If you were an investment banker before the 2008 recession, and you had just begun your first vacation in four years prior to moving from New York to a cushy new position in London, would you take on a job unpacking and cataloguing an ancient library for an elusive, eccentric, and extremely wealthy British couple who also happen to be nobility? That’s what Edward Wozny does in Codex, and it changes everything. On the surface, that seems like it should be a good thing to say about a novel. Change—and specifically conflict—keeps things interesting. Unfortunately, Lev Grossman seems to have a knack for writing characters with whom it becomes difficult to sympathize, and Codex proves no different in this respect from his later efforts.
I’ve catalogued books before. During one of my summers working at the art gallery, I spent several hours a week in the tiny room that served as our library. It contained a diverse collection of arts books, catalogues from other galleries, newsletters and flyers announcing exhibitions from other galleries, and all manner of slides and film reels and bric-a-brac mouldering away. Armed, like Edward, with a laptop and a cataloguing program and, like Edward, lacking any experience in this field, I gamely went through the collection. I looked up books in online databases, estimated how much they might be worth for insurance purposes based on their condition and a search of used booksellers. I printed labels with Dewey classifications on them and stuck them to the spines before replacing the books on their shelves. It was an interesting experience, but it took a long time. And that tiny library is a lot smaller than the one Edward must tackle.
So I can understand Edward’s reluctance to get involved initially. And to some extent I can empathize with how he gets sucked into the task after that first day. But I don’t understand how, after he is dismissed, the hunt for a codex by Gervase of Langford still consumes him. Why is he still so obsessed with the Duchess? Grossman gives Edward an academic background in English, probably in an attempt to make Edward’s atrophied interests germane to the subject matter here. It’s not enough, though. Similarly, Edward’s newly found passion for the game that his techie friend Zeph passes on to him is unimpressive.
The problem here is simple: Grossman tries to emphasize that Edward is acting out of character. Yet we have met Edward so recently that we don’t have a good baseline for his character. So instead of internalizing this idea that Edward is deviating from his typical lifestyle, it just seems like Edward is a massive idiot. And my opinion of him does not improve at any point in this novel. He consistently and constantly invites disaster by confiding in people or failing to act when action should have been taken. The entire fizzling, disappointing coda to Codex could have been titled, “Why Edward Deserves to Fail”. At no point does he decide to take charge and do something his way.

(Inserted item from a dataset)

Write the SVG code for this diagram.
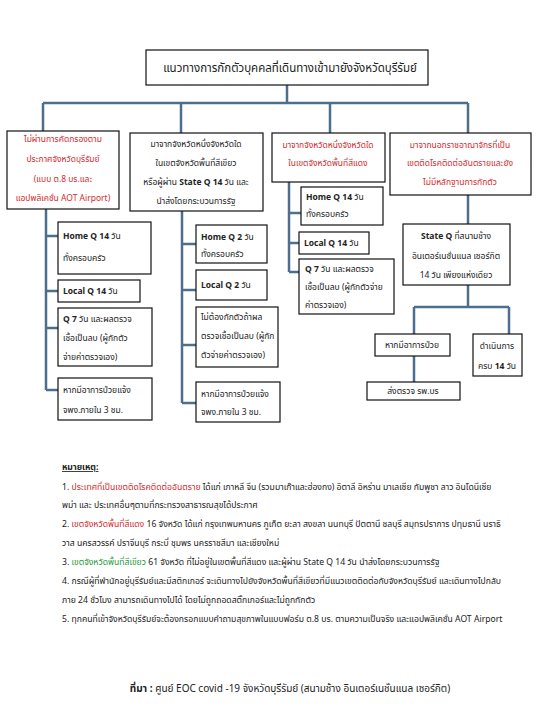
<svg xmlns="http://www.w3.org/2000/svg" width="536" height="728" viewBox="0 0 536 728">
<style>
text{font-family:"Noto Sans Thai","Tahoma","DejaVu Sans","Noto Sans",sans-serif;fill:#222;}
.box{fill:#fff;stroke:#111;stroke-width:1.2;}
.t{font-size:8.5px;}
.c{text-anchor:middle;}
.red{fill:#d42a2e;}
.green{fill:#1f9a3a;}
.b{font-weight:bold;}
.n{font-size:8.65px;}
#connectors path{fill:none;stroke:#4e6e8e;stroke-width:2.5;}
</style>
<rect width="536" height="728" fill="#fff"/>
<g id="connectors">
<path d="M287 85V103M43 103H468M43 103V131M181 103V133M330 103V133M468 103V133"/>
<path d="M46 209V390M46 236H58M46 291H58M46 328H58M46 390H58"/>
<path d="M182 211V403M182 244H196M182 290H196M182 345H196M182 403H196"/>
<path d="M289 182V272M289 213H301M289 243H299M289 272H299"/>
<path d="M468 195V224M468 285V307M414 307H509M414 307V334M509 307V334M414 356V382"/>
</g>
<g id="title"><rect class="box" x="146" y="50" width="282" height="35"/><text x="290" y="72" class="c" font-size="11.5">แนวทางการกักตัวบุคคลที่เดินทางเข้ามายังจังหวัดบุรีรัมย์</text></g>
<g id="cat1"><rect class="box" x="7" y="131" width="112" height="78"/>
<text class="t c red" x="63" y="142">ไม่ผ่านการคัดกรองตาม</text>
<text class="t c red" x="63" y="162">ประกาศจังหวัดบุรีรัมย์</text>
<text class="t c red" x="63" y="182">(แบบ ต.8 บร.และ</text>
<text class="t c red" x="63" y="201">แอปพลิเคชั่น AOT Airport)</text></g>
<g id="cat2"><rect class="box" x="130" y="133" width="133" height="78"/>
<text class="t c" x="196" y="147">มาจากจังหวัดหนึ่งจังหวัดใด</text>
<text class="t c" x="196" y="166">ในเขตจังหวัดพื้นที่สีเขียว</text>
<text class="t c" x="196" y="185">หรือผู้ผ่าน <tspan class="b">State Q 14</tspan> วัน และ</text>
<text class="t c" x="196" y="204">นำส่งโดยกระบวนการรัฐ</text></g>
<g id="cat3"><rect class="box" x="272" y="133" width="113" height="49"/>
<text class="t c red" x="328" y="148">มาจากจังหวัดหนึ่งจังหวัดใด</text>
<text class="t c red" x="328" y="166">ในเขตจังหวัดพื้นที่สีแดง</text></g>
<g id="cat4"><rect class="box" x="390" y="133" width="141" height="62"/>
<text class="t c red" x="460" y="148">มาจากนอกราชอาณาจักรที่เป็น</text>
<text class="t c red" x="460" y="166">เขตติดโรคติดต่ออันตรายและยัง</text>
<text class="t c red" x="460" y="185">ไม่มีหลักฐานการกักตัว</text></g>
<g id="c1home"><rect class="box" x="58" y="222" width="93" height="52"/>
<text class="t" x="63" y="239"><tspan class="b">Home  Q 14</tspan> วัน</text>
<text class="t" x="63" y="261">ทั้งครอบครัว</text></g>
<g id="c1local"><rect class="box" x="58" y="280" width="82" height="22"/>
<text class="t" x="63" y="294"><tspan class="b">Local Q  14</tspan> วัน</text></g>
<g id="c1q7"><rect class="box" x="58" y="308" width="94" height="58"/>
<text class="t" x="63" y="322"><tspan class="b">Q 7</tspan> วัน และผลตรวจ</text>
<text class="t" x="63" y="341">เชื้อเป็นลบ (ผู้กักตัว</text>
<text class="t" x="63" y="360">จ่ายค่าตรวจเอง)</text></g>
<g id="c1sick"><rect class="box" x="58" y="378" width="94" height="42"/>
<text class="t" x="63" y="393">หากมีอาการป่วยแจ้ง</text>
<text class="t" x="63" y="413">จพง.ภายใน 3 ชม.</text></g>
<g id="c2home"><rect class="box" x="196" y="225" width="71" height="38"/>
<text class="t" x="201" y="240"><tspan class="b">Home  Q 2</tspan> วัน</text>
<text class="t" x="201" y="257">ทั้งครอบครัว</text></g>
<g id="c2local"><rect class="box" x="196" y="270" width="71" height="30"/>
<text class="t" x="201" y="288"><tspan class="b">Local Q  2</tspan> วัน</text></g>
<g id="c2neg"><rect class="box" x="196" y="307" width="82" height="60"/>
<text class="t" x="201" y="320">ไม่ต้องกักตัวถ้าผล</text>
<text class="t" x="201" y="339">ตรวจเชื้อเป็นลบ (ผู้กัก</text>
<text class="t" x="201" y="358">ตัวจ่ายค่าตรวจเอง)</text></g>
<g id="c2sick"><rect class="box" x="196" y="382" width="84" height="40"/>
<text class="t" x="201" y="397">หากมีอาการป่วยแจ้ง</text>
<text class="t" x="201" y="415">จพง.ภายใน 3 ชม.</text></g>
<g id="c3home"><rect class="box" x="301" y="187" width="82" height="38"/>
<text class="t" x="306" y="200"><tspan class="b">Home  Q 14</tspan> วัน</text>
<text class="t" x="306" y="217">ทั้งครอบครัว</text></g>
<g id="c3local"><rect class="box" x="299" y="232" width="70" height="22"/>
<text class="t" x="304" y="246"><tspan class="b">Local Q  14</tspan> วัน</text></g>
<g id="c3q7"><rect class="box" x="299" y="259" width="95" height="55"/>
<text class="t" x="305" y="272"><tspan class="b">Q 7</tspan> วัน และผลตรวจ</text>
<text class="t" x="305" y="290">เชื้อเป็นลบ (ผู้กักตัวจ่าย</text>
<text class="t" x="305" y="308">ค่าตรวจเอง)</text></g>
<g id="stateq"><rect class="box" x="403" y="224" width="107" height="61"/>
<text class="t c" x="456" y="239"><tspan class="b">State Q</tspan> ที่สนามช้าง</text>
<text class="t c" x="456" y="259">อินเตอร์เนชั่นแนล เซอร์กิต</text>
<text class="t c" x="456" y="278">14 วัน เพียงแห่งเดียว</text></g>
<g id="sick4"><rect class="box" x="375" y="334" width="75" height="22"/>
<text class="t c" x="412" y="348">หากมีอาการป่วย</text></g>
<g id="done"><rect class="box" x="473" y="334" width="49" height="42"/>
<text class="t c" x="497" y="349">ดำเนินการ</text>
<text class="t c" x="497" y="369">ครบ <tspan class="b">14</tspan> วัน</text></g>
<g id="send"><rect class="box" x="367" y="382" width="93" height="18"/>
<text class="t c" x="413" y="394">ส่งตรวจ  รพ.บร</text></g>
<g id="notes">
<text class="n b" x="62" y="470" text-decoration="underline">หมายเหตุ:</text>
<text class="n" x="62" y="490">1. <tspan class="red">ประเทศที่เป็นเขตติดโรคติดต่ออันตราย</tspan> ได้แก่ เกาหลี จีน (รวมมาเก๊าและฮ่องกง) อิตาลี อิหร่าน มาเลเซีย กัมพูชา ลาว อินโดนีเซีย</text>
<text class="n" x="62" y="508">พม่า และ ประเทศอื่นๆตามที่กระทรวงสาธารณสุขได้ประกาศ</text>
<text class="n" x="62" y="527">2. <tspan class="red">เขตจังหวัดพื้นที่สีแดง</tspan> 16 จังหวัด ได้แก่ กรุงเทพมหานคร ภูเก็ต ยะลา สงขลา นนทบุรี ปัตตานี ชลบุรี สมุทรปราการ ปทุมธานี  นราธิ</text>
<text class="n" x="62" y="546">วาส  นครสวรรค์ ปราจีนบุรี กระบี่ ชุมพร นครราชสีมา และเชียงใหม่</text>
<text class="n" x="62" y="565">3. <tspan class="green">เขตจังหวัดพื้นที่สีเขียว</tspan> 61 จังหวัด ที่ไม่อยู่ในเขตพื้นที่สีแดง และผู้ผ่าน State Q 14 วัน นำส่งโดยกระบวนการรัฐ</text>
<text class="n" x="62" y="584">4. กรณีผู้ที่พำนักอยู่บุรีรัมย์และมีสติกเกอร์ จะเดินทางไปยังจังหวัดพื้นที่สีเขียวที่มีแนวเขตติดต่อกับจังหวัดบุรีรัมย์ และเดินทางไปกลับ</text>
<text class="n" x="62" y="603">ภาย 24 ชั่วโมง สามารถเดินทางไปได้ โดยไม่ถูกถอดสติ๊กเกอร์และไม่ถูกกักตัว</text>
<text class="n" x="62" y="622">5. ทุกคนที่เข้าจังหวัดบุรีรัมย์จะต้องกรอกแบบคำถามสุขภาพในแบบฟอร์ม ต.8 บร. ตามความเป็นจริง และแอปพลิเคชั่น AOT Airport</text>
</g>
<g id="source"><text x="290" y="692" class="c" font-size="10"><tspan class="b">ที่มา :</tspan> ศูนย์ EOC covid -19 จังหวัดบุรีรัมย์ (สนามช้าง อินเตอร์เนชั่นแนล เซอร์กิต)</text></g>
</svg>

Its black hole of a main character aside, Codex tries to be a thriller and just doesn’t work. Worse, it tries to be a literary thriller. This is no The Name of the Rose, an eminently superior book that Grossman name-checks with a bit of a pretentious literary wink. I don’t think Codex is trying to be The Name of the Rose, because it lacks any of the academic or philosophical depth that makes the latter such an amazing book. Nevertheless, Codex just isn’t very thrilling.
One reason is a lack of strong, nefarious antagonists. The Duke and Duchess are remote characters whom, aside from a brief cameo at the beginning, we never see. Moreover, Grossman tries to build the former up as this imposing person who should not trifled with, but he doesn’t even kill off a lackey. How are we supposed to find these people threatening? About the worst thing that happens is that Edward doesn’t sleep enough and fails to pack before his move to London. Oooh, so terrible. Where are the consequences here? Various people seem to insinuate that it isn’t easy to disentangle oneself from the grasp of the Wents once they have their cold, rich fingers closed around you. Yet at no point does Grossman ever do anything to demonstrate this is true.
And then we have the ending. Without going into spoiler territory, let’s just say that the eponymous codex puts in manifests in time. But, of course, Edward screws it all up even as he gets betrayed. We don’t really learn why he gets betrayed, nor do we get even a hint of the aftermath involved. Indeed, after all that sabre-rattling about how unpleasant his life would be if he failed at his task or displeased the Duke, the ending of the book makes it seem more like Edward is just going to get let off the hook. But I guess we’ll never know.
Reading Codex wasn’t a waste of time. It provided a certain level of empty enjoyment. It’s clear that Grossman did some research here, and his love of literature shines through. Edward and Margaret’s conversations about medieval scholarship and speculations on Gervase of Langford were genuinely interesting. It’s these few redeeming qualities that make this book so disappointing. As with The Magicians and The Magician King, Grossman infuses the story with a highly sophisticated literary subtext—but he does so at the expense of the story itself, and that is problematic.